If you own real estate or want to make an investment in rental property now, there are new landlord rules that you really must familiarize yourself with. That’s because even if you have been doing everything right up until now, recent law changes may expose you to a great deal of landlord liability. This is true even if you are only renting out your house while you are waiting to sell it.
The main issue of course is renter safety. Of course you should be very careful when you look for tenants. But even if you do a great job in that department, you could still find yourself in hot water. You simply must comply with safety codes, regulations and disclosure requirements. The problem is that there are Federal and State regulations to contend with. Many states require you to install carbon monoxide detectors for example. In California, this law applies to both single family homes and multi-unit dwellings. Even if your state doesn’t require you to install these monitors, you probably should do so anyway.
Many states force you to have smoke detectors that are set up in such a way that all of them go off if any one of them does. And advanced technology allows landlords to prevent fires as well. There are circuit interrupters that stop fires from starting by shutting down the power if the electric circuits malfunction. These are known as “Arc-fault circuit interrupters”. These interrupters were only required in bedrooms but now they must be used in most rooms of the house or apartment.
Many city councils are trying to keep a lid on the number of rentals in different neighborhoods.
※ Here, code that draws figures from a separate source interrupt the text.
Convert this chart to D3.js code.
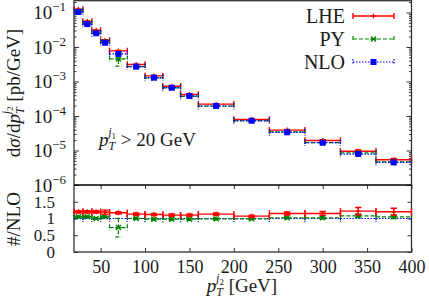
<!DOCTYPE html>
<html>
<head>
<meta charset="utf-8">
<script src="https://cdn.jsdelivr.net/npm/d3@7"></script>
</head>
<body style="margin:0;background:#fff">
<script>
// bins in GeV
var binLo = [20, 30, 40, 50, 60, 80, 100, 120, 140, 160, 200, 240, 280, 320, 360];
var binHi = [30, 40, 50, 60, 80, 100, 120, 140, 160, 200, 240, 280, 320, 360, 400];

// dsigma/dpT [pb/GeV]
var lhe = [0.122, 0.055, 0.030, 0.0155, 0.0077, 0.0031, 0.00145, 7.3e-4, 4.2e-4, 2.2e-4, 7.9e-5, 3.9e-5, 1.95e-5, 9.5e-6, 5.4e-6];
var py  = [0.108, 0.048, 0.025, 0.0140, 0.0045, 0.0027, 0.00126, 6.5e-4, 3.7e-4, 1.93e-4, 7.2e-5, 3.45e-5, 1.7e-5, 8.5e-6, 4.7e-6];
var nlo = [0.103, 0.046, 0.025, 0.0133, 0.0063, 0.0027, 0.00129, 6.6e-4, 3.8e-4, 1.95e-4, 7.3e-5, 3.37e-5, 1.68e-5, 7.9e-6, 4.5e-6];

// relative errors
var lheRelErr = [0.03, 0.03, 0.03, 0.05, 0.03, 0.03, 0.03, 0.03, 0.03, 0.03, 0.03, 0.04, 0.05, 0.09, 0.09];
var pyRelErr  = [0.03, 0.03, 0.03, 0.03, 0.38, 0.03, 0.03, 0.03, 0.03, 0.03, 0.03, 0.03, 0.04, 0.05, 0.05];
var nloRelErr = [0.02, 0.02, 0.02, 0.02, 0.02, 0.02, 0.02, 0.02, 0.02, 0.02, 0.02, 0.02, 0.02, 0.02, 0.02];

// ratio to NLO
var lheRatio = [1.20, 1.20, 1.20, 1.19, 1.17, 1.13, 1.12, 1.10, 1.10, 1.13, 1.07, 1.15, 1.15, 1.22, 1.20];
var pyRatio  = [1.05, 1.05, 1.00, 1.05, 0.73, 1.00, 0.98, 0.98, 0.98, 0.99, 0.99, 1.02, 1.02, 1.08, 1.05];
var nloRatio = [1, 1, 1, 1, 1, 1, 1, 1, 1, 1, 1, 1, 1, 1, 1];

var xTicks = [50, 100, 150, 200, 250, 300, 350, 400];
var yExps = [-6, -5, -4, -3, -2, -1];
var ratioTicks = [0, 0.5, 1, 1.5];
var legendNames = ["LHE", "PY", "NLO"];

var W = 429, H = 299;
var FONT = "'Liberation Serif'";
var svg = d3.select("body").append("svg").attr("width", W).attr("height", H)
    .style("font-family", FONT);

var x = d3.scaleLinear().domain([20, 400]).range([74, 411.5]);
var y = d3.scaleLog().domain([1e-6, 0.215]).range([185, 1]);
var yr = d3.scaleLinear().domain([0, 2]).range([252, 185]);

var colors = { LHE: "#ff0000", PY: "#008000", NLO: "#0000ff" };
var dashes = { LHE: null, PY: "4,2", NLO: "1.5,1.5" };

// ---- axes / ticks ----
var tickCol = "#333";

function cleanAxis(g) {
    g.select(".domain").remove();
    g.attr("font-family", null).style("font-family", FONT);
    g.selectAll("line").attr("stroke", tickCol);
    g.selectAll("text").style("font-family", FONT).style("font-size", "18px").attr("fill", "#1a1a1a");
}

function addText(sel, size) {
    return sel.append("text").style("font-family", FONT).style("font-size", size + "px").attr("fill", "#1a1a1a");
}

// main panel log ticks (left + right, inward)
var minor = [];
yExps.forEach(function(e) {
    for (var k = 2; k <= 9; k++) {
        var v = k * Math.pow(10, e);
        if (v <= 0.215) minor.push(v);
    }
});
var majors = yExps.map(function(e) { return Math.pow(10, e); });

svg.append("g").attr("transform", "translate(74,0)")
    .call(d3.axisLeft(y).tickValues(majors).tickSize(-5).tickFormat("")).call(cleanAxis);
svg.append("g").attr("transform", "translate(74,0)")
    .call(d3.axisLeft(y).tickValues(minor).tickSize(-2.5).tickFormat("")).call(cleanAxis);
svg.append("g").attr("transform", "translate(411.5,0)")
    .call(d3.axisRight(y).tickValues(majors).tickSize(-5).tickFormat("")).call(cleanAxis);
svg.append("g").attr("transform", "translate(411.5,0)")
    .call(d3.axisRight(y).tickValues(minor).tickSize(-2.5).tickFormat("")).call(cleanAxis);

// main y tick labels 10^n
yExps.forEach(function(e) {
    var t = addText(svg, 19)
        .attr("x", 66)
        .attr("y", y(Math.pow(10, e)) + 7)
        .attr("text-anchor", "end");
    t.append("tspan").text("10");
    t.append("tspan").attr("dy", -8).style("font-size", "13px").text("\u2212" + (-e));
});

// ratio panel y ticks
svg.append("g").attr("transform", "translate(74,0)")
    .call(d3.axisLeft(yr).tickValues(ratioTicks).tickSize(-4).tickPadding(19)
        .tickFormat(function(d) { return d; }))
    .call(cleanAxis)
    .call(function(g) { g.selectAll("text").style("font-size", "17px"); });
svg.append("g").attr("transform", "translate(411.5,0)")
    .call(d3.axisRight(yr).tickValues(ratioTicks).tickSize(-4).tickFormat(""))
    .call(cleanAxis);

// x ticks: ratio panel bottom (with labels) and top
svg.append("g").attr("transform", "translate(0,252)")
    .call(d3.axisBottom(x).tickValues(xTicks).tickSize(-4).tickPadding(8))
    .call(cleanAxis);
svg.append("g").attr("transform", "translate(0,185)")
    .call(d3.axisTop(x).tickValues(xTicks).tickSize(-4).tickFormat(""))
    .call(cleanAxis);

// frames
svg.append("rect").attr("x", 74).attr("y", 0.7).attr("width", 411.5 - 74).attr("height", 252 - 0.7)
    .attr("fill", "none").attr("stroke", "#333").attr("stroke-width", 1.3);
svg.append("line").attr("x1", 74).attr("x2", 411.5).attr("y1", 185).attr("y2", 185)
    .attr("stroke", "#000").attr("stroke-width", 1.4);

// ---- data drawing ----
function drawMarker(g, kind, cx, cy, color) {
    if (kind === "LHE") {
        g.append("path").attr("d", "M" + (cx - 2.5) + "," + cy + "H" + (cx + 2.5) + "M" + cx + "," + (cy - 2.5) + "V" + (cy + 2.5))
            .attr("stroke", color).attr("stroke-width", 1.3);
    } else if (kind === "PY") {
        g.append("path").attr("d", "M" + (cx - 2.5) + "," + (cy - 2.5) + "L" + (cx + 2.5) + "," + (cy + 2.5) +
            "M" + (cx - 2.5) + "," + (cy + 2.5) + "L" + (cx + 2.5) + "," + (cy - 2.5) +
            "M" + (cx - 3) + "," + cy + "H" + (cx + 3))
            .attr("stroke", color).attr("stroke-width", 1.3);
    } else {
        g.append("rect").attr("x", cx - 3).attr("y", cy - 3).attr("width", 6).attr("height", 6).attr("fill", color);
    }
}

function drawSeries(kind, vals, relErr, scale, isRatio) {
    var color = colors[kind];
    var g = svg.append("g");
    var cap = 3.2;
    vals.forEach(function(v, i) {
        var x0 = x(binLo[i]), x1 = x(binHi[i]);
        var cx = x((binLo[i] + binHi[i]) / 2), cy = scale(v);
        var err = v * relErr[i];
        var yTop = scale(v + err), yBot = scale(v - err);
        var path = "M" + x0 + "," + cy + "H" + x1 +
            "M" + x0 + "," + (cy - cap) + "V" + (cy + cap) +
            "M" + x1 + "," + (cy - cap) + "V" + (cy + cap);
        if (!(isRatio && kind === "NLO")) {
            path += "M" + cx + "," + yTop + "V" + yBot +
                "M" + (cx - cap) + "," + yTop + "H" + (cx + cap) +
                "M" + (cx - cap) + "," + yBot + "H" + (cx + cap);
        }
        g.append("path").attr("d", path)
            .attr("fill", "none")
            .attr("stroke", color)
            .attr("stroke-width", kind === "LHE" ? 1.4 : 1.2)
            .attr("stroke-dasharray", dashes[kind]);
        if (!(isRatio && kind === "NLO")) drawMarker(g, kind, cx, cy, color);
    });
}

drawSeries("NLO", nloRatio, nloRelErr, yr, true);
drawSeries("PY", pyRatio, pyRelErr, yr, true);
drawSeries("LHE", lheRatio, lheRelErr, yr, true);

drawSeries("LHE", lhe, lheRelErr, y, false);
drawSeries("PY", py, pyRelErr, y, false);
drawSeries("NLO", nlo, nloRelErr, y, false);

// ---- legend ----
legendNames.forEach(function(name, i) {
    var ly = 16 + i * 23;
    addText(svg, 20).attr("x", 345).attr("y", ly + 6.5).attr("text-anchor", "end").text(name);
    var g = svg.append("g");
    g.append("path")
        .attr("d", "M353," + ly + "H394M353," + (ly - 3) + "V" + (ly + 3) + "M394," + (ly - 3) + "V" + (ly + 3))
        .attr("fill", "none").attr("stroke", colors[name]).attr("stroke-width", name === "LHE" ? 1.4 : 1.2)
        .attr("stroke-dasharray", dashes[name]);
    drawMarker(g, name, 373.5, ly, colors[name]);
});

// p_T^{jN} helper
function ptLabel(t, n) {
    t.append("tspan").style("font-style", "italic").text("p");
    t.append("tspan").attr("dy", 4).style("font-size", "12px").style("font-style", "italic").text("T");
    t.append("tspan").attr("dx", -7).attr("dy", -14).style("font-size", "12px").style("font-style", "italic").text("j");
    t.append("tspan").attr("dy", 3).style("font-size", "9px").text(n);
}

// ---- annotation ----
var ann = addText(svg, 19).attr("x", 99).attr("y", 146);
ptLabel(ann, "1");
ann.append("tspan").attr("dy", 7).text(" > 20 GeV");

// ---- axis titles ----
var xl = addText(svg, 19).attr("x", 242).attr("y", 292).attr("text-anchor", "middle");
ptLabel(xl, "2");
xl.append("tspan").attr("dy", 7).text(" [GeV]");

var yl = addText(svg, 19).attr("transform", "translate(19.5,93) rotate(-90)").attr("text-anchor", "middle");
yl.append("tspan").text("d");
yl.append("tspan").style("font-style", "italic").text("\u03c3");
yl.append("tspan").text("/d");
ptLabel(yl, "2");
yl.append("tspan").attr("dy", 7).text(" [pb/GeV]");

addText(svg, 19).attr("transform", "translate(19.5,219) rotate(-90)")
    .attr("text-anchor", "middle").text("#/NLO");
</script>
</body>
</html>
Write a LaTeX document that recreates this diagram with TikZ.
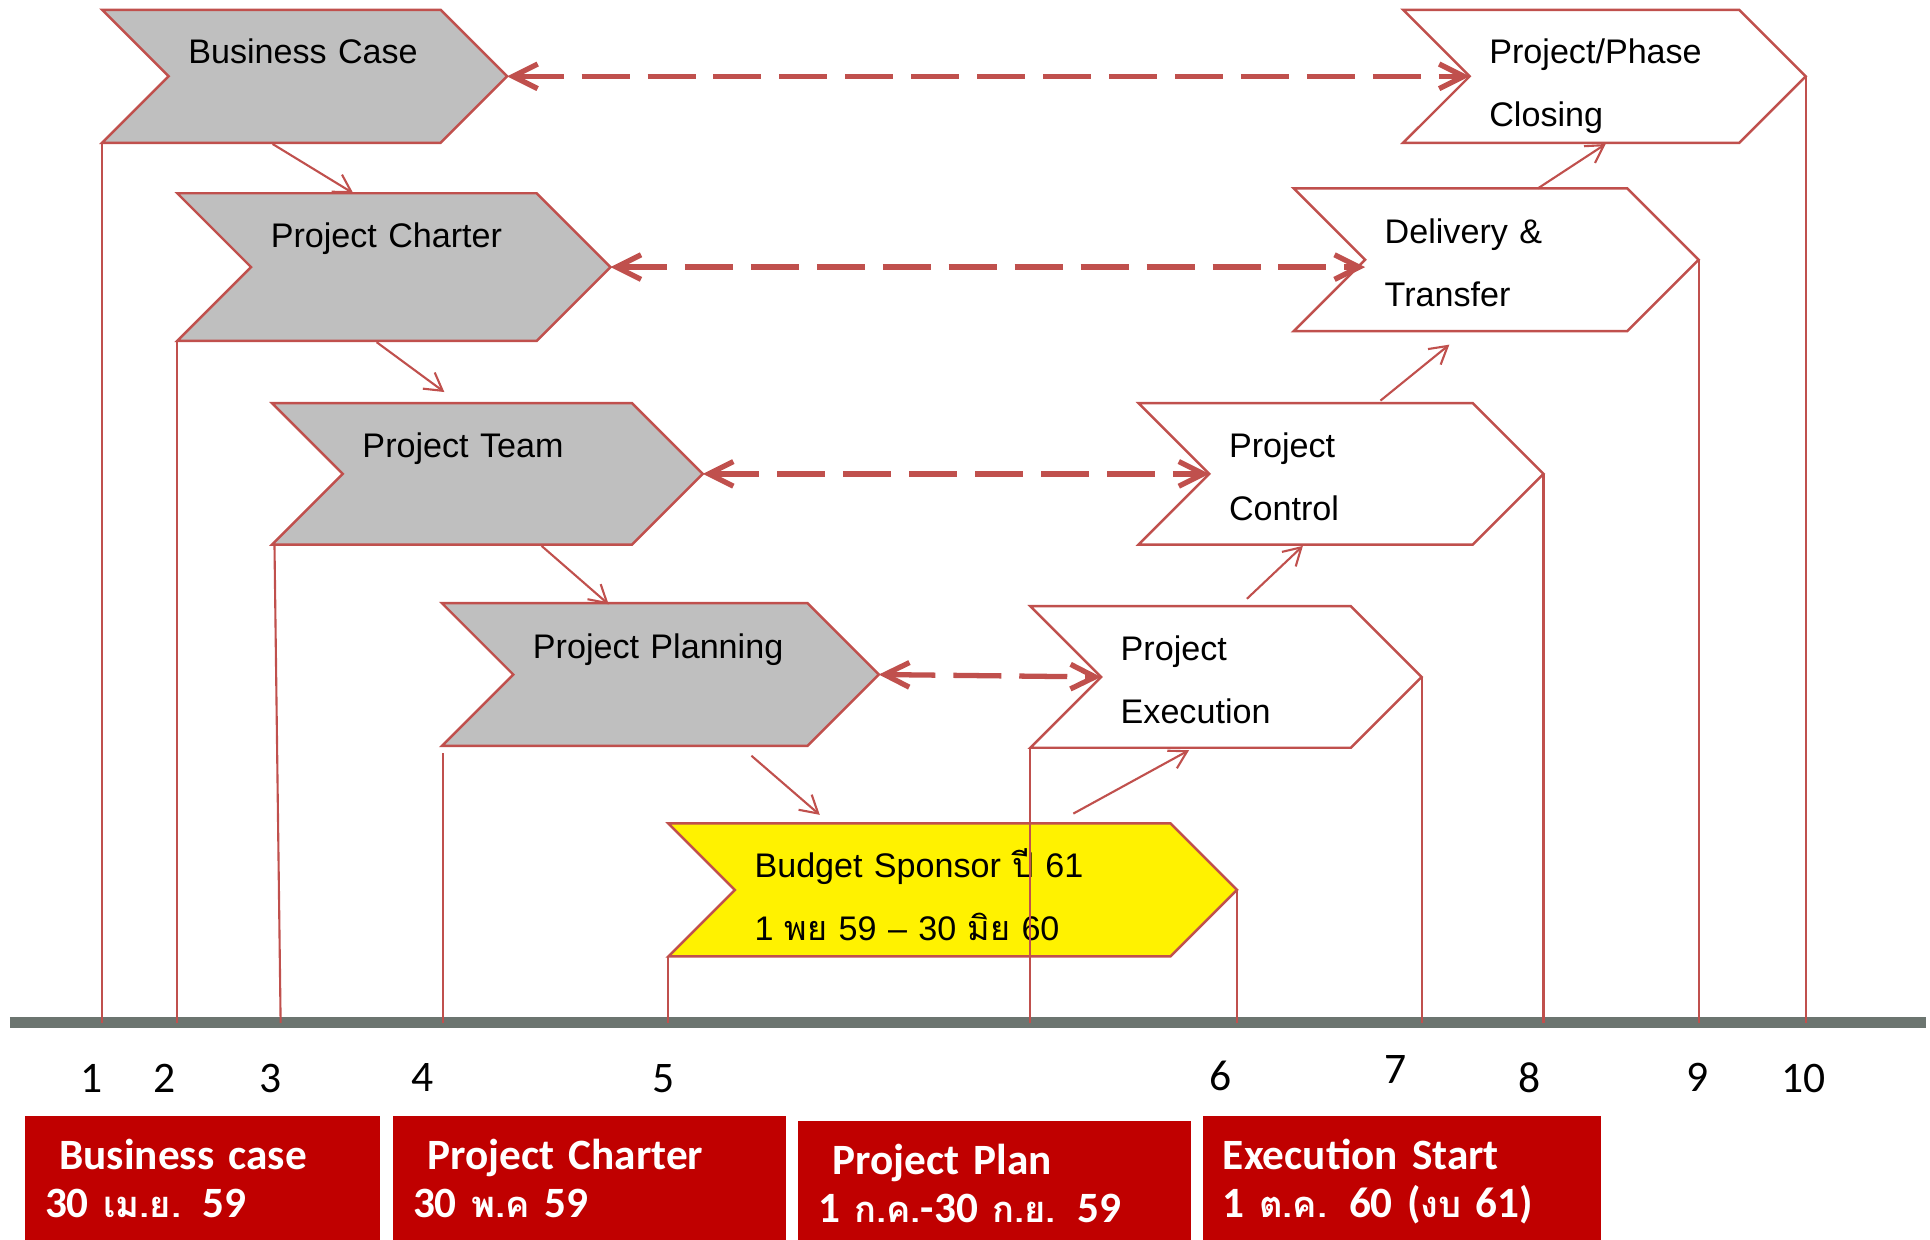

They are starting to charge an annual inspection fee and a one-time conversion fee if you take an owner occupied dwelling and turn it into a rental.
If you plan on renting out a property that is already subject to Homeowners Association rules, review these carefully before you rent out the property. These rules may restrict or prohibit you from taking action.
Some municipalities allow landlords to prohibit smoking on their property while others do not. Other cities have rules that govern how long tenants can place political signs on the property they are renting.
Last July, a new National rule went into effect that requires landlords to share credit score information about the tenant if that information was relied on to deny the rental application.
You can see that the rules are varied and confusing. The best course of action is to become an expert in the local laws. This may seem like a pain but if you want to own property, you simply have no choice. Become part of as many property owner’s associations as you can and become active. Discover good sources of information and stay connected. That is truly the only way to stay on top of this ever-changing landscape.
Despite all this new bureaucratic red tape, there is a great deal of demand for rentals and as a result, rents are rising. So don’t let this liability issue scare you off. If you are a landlord, how are you dealing with all the new bureaucracy? How do you stay on top of the red tape and changing rules?